Source records:
▬▬▬

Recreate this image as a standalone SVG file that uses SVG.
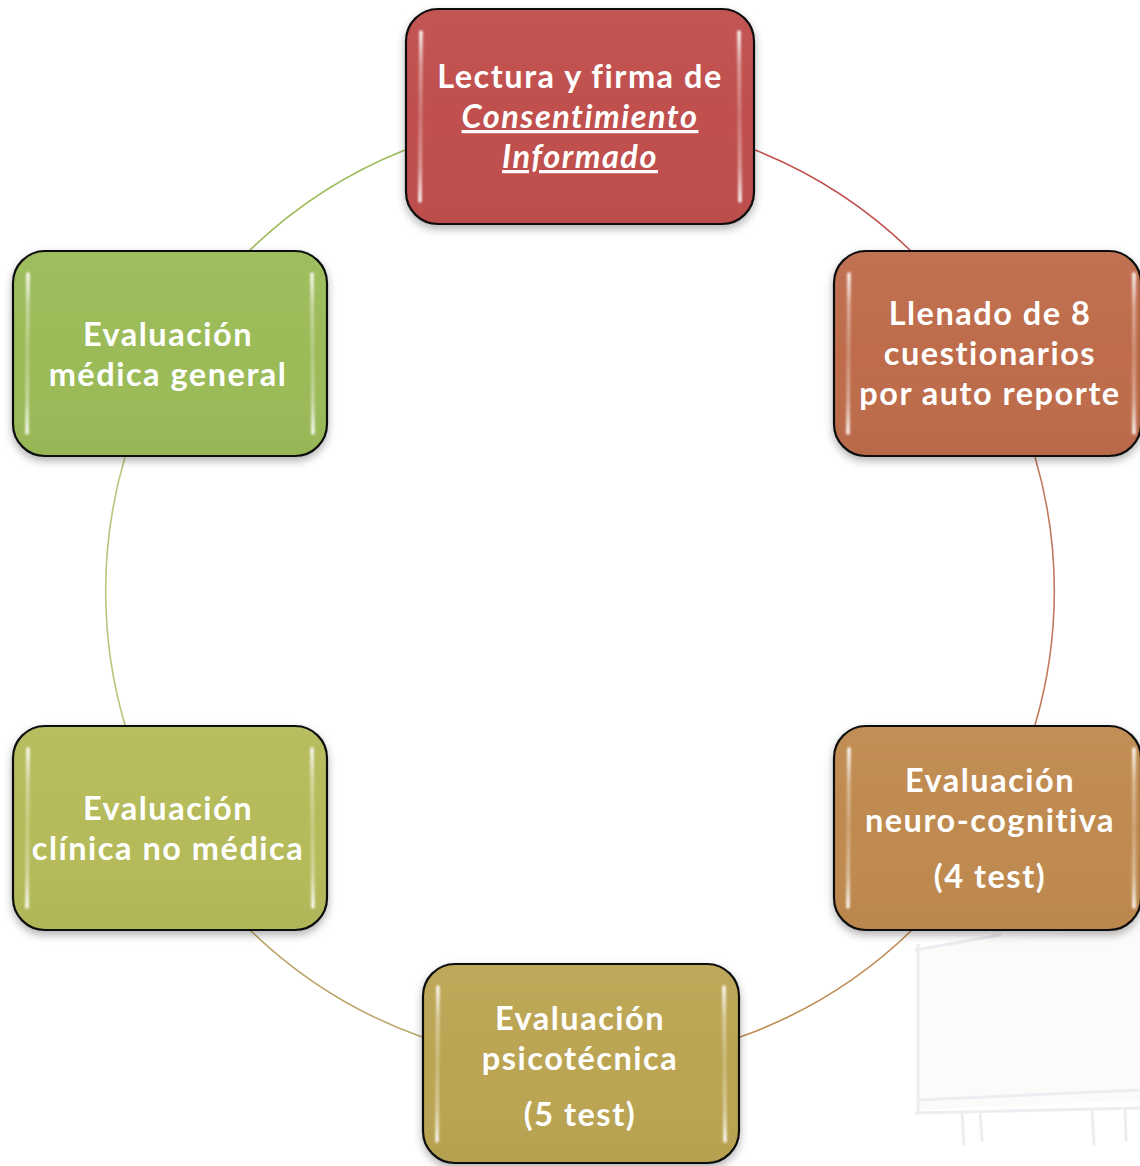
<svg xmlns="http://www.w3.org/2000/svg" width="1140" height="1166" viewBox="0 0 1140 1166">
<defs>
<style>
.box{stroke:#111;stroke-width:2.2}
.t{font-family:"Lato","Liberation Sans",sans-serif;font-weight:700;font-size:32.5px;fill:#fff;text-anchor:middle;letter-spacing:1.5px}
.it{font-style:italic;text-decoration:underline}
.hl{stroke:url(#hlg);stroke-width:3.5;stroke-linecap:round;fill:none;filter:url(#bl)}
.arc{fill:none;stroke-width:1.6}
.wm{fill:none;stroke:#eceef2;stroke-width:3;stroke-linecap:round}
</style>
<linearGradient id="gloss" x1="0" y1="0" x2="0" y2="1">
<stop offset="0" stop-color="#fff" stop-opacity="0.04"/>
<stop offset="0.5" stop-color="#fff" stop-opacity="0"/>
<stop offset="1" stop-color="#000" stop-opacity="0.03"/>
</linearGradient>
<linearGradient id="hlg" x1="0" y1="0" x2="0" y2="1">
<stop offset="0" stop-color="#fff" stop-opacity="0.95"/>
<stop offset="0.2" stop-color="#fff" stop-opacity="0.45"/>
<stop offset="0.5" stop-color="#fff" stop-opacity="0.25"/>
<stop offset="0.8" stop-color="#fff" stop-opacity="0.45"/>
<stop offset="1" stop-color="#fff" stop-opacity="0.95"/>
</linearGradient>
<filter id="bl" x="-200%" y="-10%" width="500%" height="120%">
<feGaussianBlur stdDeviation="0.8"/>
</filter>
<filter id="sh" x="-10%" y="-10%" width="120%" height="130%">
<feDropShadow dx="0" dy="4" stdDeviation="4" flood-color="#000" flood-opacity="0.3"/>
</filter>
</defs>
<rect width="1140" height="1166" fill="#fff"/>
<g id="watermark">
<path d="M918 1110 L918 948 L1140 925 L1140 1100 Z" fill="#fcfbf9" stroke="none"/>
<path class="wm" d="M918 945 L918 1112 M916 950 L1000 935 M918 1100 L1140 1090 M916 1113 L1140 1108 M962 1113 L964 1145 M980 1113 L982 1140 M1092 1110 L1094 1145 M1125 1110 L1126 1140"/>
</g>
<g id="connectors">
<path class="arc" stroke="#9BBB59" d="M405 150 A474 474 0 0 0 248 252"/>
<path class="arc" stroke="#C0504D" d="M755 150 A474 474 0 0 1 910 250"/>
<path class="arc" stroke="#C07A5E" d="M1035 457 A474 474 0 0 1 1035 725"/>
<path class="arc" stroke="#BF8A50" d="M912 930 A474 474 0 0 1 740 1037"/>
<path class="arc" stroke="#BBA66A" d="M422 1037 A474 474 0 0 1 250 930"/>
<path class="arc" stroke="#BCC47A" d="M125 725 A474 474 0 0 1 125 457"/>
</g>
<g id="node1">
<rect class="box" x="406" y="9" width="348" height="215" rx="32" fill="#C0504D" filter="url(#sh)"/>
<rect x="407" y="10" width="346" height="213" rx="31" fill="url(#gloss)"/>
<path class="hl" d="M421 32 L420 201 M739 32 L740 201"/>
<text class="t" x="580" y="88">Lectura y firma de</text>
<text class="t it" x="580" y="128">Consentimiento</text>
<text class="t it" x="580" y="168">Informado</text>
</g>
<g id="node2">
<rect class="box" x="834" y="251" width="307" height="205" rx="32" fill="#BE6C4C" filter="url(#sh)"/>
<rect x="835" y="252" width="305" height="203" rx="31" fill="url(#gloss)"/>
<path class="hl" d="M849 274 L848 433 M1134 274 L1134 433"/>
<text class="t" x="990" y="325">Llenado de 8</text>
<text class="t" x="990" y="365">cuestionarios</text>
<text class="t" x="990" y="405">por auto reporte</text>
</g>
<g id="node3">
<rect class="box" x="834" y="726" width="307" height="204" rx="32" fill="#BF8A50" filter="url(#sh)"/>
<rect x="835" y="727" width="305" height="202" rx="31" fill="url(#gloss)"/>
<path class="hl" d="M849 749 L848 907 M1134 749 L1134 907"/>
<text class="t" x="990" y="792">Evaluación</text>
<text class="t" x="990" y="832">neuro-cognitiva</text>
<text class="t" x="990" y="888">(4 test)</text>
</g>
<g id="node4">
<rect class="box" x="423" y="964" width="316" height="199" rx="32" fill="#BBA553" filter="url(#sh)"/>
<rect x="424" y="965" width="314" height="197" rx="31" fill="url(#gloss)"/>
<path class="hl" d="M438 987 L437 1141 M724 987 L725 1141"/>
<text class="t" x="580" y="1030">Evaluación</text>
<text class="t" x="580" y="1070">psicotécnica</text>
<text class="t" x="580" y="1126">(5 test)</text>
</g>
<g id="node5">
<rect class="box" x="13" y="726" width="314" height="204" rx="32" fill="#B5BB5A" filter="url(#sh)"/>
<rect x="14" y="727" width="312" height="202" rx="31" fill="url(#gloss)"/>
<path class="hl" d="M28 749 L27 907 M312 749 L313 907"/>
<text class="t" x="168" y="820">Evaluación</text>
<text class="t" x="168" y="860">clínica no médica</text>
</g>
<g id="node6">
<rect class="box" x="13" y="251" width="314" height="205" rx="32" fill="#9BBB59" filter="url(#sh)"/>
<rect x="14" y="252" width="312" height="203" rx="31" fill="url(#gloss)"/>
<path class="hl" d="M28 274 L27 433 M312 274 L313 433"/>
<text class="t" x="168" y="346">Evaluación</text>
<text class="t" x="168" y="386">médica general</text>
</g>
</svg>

▬▬▬

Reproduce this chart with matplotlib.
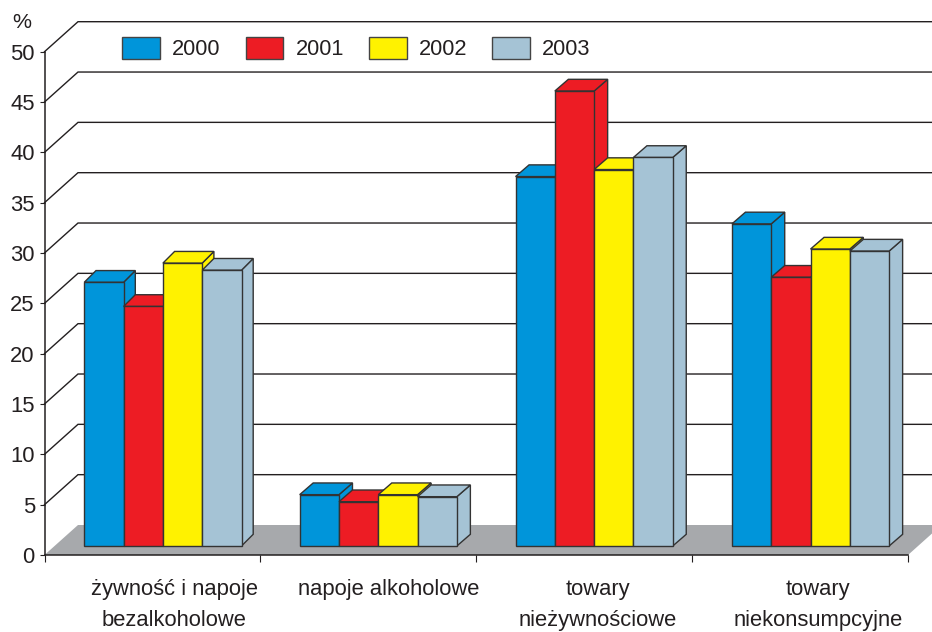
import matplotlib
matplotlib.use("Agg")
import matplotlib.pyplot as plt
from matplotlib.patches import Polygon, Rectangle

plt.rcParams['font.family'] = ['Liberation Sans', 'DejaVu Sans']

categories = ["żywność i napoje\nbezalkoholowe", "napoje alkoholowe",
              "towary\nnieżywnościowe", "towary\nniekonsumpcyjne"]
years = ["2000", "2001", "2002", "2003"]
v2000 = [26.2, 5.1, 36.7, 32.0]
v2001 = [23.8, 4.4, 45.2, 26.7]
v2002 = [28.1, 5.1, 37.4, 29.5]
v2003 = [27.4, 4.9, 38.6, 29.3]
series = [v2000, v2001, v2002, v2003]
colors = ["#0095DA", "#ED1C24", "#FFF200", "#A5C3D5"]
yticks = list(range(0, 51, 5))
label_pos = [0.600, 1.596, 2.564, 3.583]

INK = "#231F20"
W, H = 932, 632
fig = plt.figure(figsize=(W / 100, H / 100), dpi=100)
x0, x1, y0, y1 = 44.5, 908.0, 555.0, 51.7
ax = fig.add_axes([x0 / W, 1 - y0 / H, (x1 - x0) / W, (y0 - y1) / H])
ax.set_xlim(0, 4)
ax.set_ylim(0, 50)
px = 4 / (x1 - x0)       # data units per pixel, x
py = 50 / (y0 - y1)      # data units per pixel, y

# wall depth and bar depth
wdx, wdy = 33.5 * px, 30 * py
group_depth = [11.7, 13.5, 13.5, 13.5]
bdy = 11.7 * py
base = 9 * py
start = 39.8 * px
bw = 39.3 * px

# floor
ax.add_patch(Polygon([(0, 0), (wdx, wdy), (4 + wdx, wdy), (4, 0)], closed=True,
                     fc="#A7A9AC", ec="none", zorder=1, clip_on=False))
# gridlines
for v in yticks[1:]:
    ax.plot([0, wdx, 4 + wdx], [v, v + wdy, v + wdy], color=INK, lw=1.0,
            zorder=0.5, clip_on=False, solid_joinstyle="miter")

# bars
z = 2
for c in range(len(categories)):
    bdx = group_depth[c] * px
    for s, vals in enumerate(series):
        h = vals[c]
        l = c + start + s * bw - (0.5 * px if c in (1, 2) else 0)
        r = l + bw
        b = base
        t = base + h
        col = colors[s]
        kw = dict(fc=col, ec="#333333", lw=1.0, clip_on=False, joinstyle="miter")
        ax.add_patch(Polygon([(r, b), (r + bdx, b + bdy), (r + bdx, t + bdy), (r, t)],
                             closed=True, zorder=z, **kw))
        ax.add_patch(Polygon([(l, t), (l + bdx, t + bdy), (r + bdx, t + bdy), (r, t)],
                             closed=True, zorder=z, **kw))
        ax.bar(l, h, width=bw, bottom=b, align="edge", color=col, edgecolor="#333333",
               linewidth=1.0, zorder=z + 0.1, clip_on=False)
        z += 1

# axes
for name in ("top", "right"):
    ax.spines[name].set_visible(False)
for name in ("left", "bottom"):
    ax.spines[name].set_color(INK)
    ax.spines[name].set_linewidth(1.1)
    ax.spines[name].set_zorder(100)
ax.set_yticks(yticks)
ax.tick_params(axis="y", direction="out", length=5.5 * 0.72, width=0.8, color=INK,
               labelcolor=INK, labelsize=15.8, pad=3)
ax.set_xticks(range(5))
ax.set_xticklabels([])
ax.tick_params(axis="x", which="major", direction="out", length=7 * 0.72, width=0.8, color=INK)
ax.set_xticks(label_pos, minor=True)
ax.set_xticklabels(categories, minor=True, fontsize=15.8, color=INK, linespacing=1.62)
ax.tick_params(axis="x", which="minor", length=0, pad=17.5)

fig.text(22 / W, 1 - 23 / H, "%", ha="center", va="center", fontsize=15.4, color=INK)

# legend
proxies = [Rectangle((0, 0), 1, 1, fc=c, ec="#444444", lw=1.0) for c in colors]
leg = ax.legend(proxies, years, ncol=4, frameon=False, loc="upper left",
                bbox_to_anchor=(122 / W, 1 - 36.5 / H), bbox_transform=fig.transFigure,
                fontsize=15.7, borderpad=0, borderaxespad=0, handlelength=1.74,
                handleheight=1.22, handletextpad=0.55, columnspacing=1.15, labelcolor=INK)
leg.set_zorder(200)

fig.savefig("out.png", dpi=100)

▬▬▬

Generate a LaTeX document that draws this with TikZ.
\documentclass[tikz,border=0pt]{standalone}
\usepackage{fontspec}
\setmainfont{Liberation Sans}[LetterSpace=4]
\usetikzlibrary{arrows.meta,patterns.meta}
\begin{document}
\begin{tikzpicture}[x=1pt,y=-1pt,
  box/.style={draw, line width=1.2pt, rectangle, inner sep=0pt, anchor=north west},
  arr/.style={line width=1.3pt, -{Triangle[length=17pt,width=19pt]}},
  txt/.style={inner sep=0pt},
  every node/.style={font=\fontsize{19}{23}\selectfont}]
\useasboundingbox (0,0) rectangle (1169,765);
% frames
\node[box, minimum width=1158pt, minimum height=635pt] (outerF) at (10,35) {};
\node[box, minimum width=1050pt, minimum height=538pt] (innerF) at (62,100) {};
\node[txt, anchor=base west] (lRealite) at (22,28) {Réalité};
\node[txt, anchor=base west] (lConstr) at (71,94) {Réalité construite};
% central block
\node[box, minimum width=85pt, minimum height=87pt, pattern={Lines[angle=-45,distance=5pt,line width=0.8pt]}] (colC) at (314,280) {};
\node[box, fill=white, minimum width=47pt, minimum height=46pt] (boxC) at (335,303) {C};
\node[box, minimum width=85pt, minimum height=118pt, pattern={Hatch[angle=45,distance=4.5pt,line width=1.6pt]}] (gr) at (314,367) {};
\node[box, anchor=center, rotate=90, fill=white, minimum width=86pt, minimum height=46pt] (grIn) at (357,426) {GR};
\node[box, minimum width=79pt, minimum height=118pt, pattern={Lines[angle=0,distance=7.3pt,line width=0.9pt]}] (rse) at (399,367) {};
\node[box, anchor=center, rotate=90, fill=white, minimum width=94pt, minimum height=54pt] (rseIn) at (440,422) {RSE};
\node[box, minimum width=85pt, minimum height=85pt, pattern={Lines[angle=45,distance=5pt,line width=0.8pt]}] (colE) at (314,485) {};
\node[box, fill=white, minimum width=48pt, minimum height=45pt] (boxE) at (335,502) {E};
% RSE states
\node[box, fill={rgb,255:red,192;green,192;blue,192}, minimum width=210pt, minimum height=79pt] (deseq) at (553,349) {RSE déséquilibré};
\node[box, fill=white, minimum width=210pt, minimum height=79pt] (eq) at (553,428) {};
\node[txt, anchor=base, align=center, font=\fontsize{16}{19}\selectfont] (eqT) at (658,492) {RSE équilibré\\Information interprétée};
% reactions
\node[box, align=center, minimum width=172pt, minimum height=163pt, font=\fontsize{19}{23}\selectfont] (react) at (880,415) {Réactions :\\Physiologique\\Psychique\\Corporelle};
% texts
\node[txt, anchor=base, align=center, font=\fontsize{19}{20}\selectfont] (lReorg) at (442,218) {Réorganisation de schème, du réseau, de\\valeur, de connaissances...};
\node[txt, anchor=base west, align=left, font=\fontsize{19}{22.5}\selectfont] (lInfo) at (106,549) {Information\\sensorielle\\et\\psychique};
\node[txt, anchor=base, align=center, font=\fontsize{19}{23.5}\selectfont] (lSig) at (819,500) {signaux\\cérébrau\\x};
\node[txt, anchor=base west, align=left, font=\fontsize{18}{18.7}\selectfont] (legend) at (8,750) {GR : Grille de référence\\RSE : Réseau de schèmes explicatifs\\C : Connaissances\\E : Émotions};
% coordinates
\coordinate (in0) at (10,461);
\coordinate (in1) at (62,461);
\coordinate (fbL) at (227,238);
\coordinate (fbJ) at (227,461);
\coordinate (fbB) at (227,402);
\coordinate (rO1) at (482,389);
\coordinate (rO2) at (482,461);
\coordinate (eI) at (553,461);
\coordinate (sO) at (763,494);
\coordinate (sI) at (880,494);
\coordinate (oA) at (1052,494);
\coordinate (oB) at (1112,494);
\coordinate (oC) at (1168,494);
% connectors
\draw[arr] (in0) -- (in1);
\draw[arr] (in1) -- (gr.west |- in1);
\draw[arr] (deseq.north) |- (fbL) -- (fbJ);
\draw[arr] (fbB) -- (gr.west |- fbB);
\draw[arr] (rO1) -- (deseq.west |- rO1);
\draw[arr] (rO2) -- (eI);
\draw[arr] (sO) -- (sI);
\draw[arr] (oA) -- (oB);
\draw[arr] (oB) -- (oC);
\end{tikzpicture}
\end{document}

▬▬▬

What is expected: Copy the listing above exactly, but only from the line with "Reproduce this chart with matplotlib." through the line with "plt.rcParams['font.family'] = ['Liberation", including those two lines and excluding any picture.

Answer for the task:
Reproduce this chart with matplotlib.
import matplotlib
matplotlib.use("Agg")
import matplotlib.pyplot as plt
from matplotlib.patches import Polygon, Rectangle

plt.rcParams['font.family'] = ['Liberation Sans', 'DejaVu Sans']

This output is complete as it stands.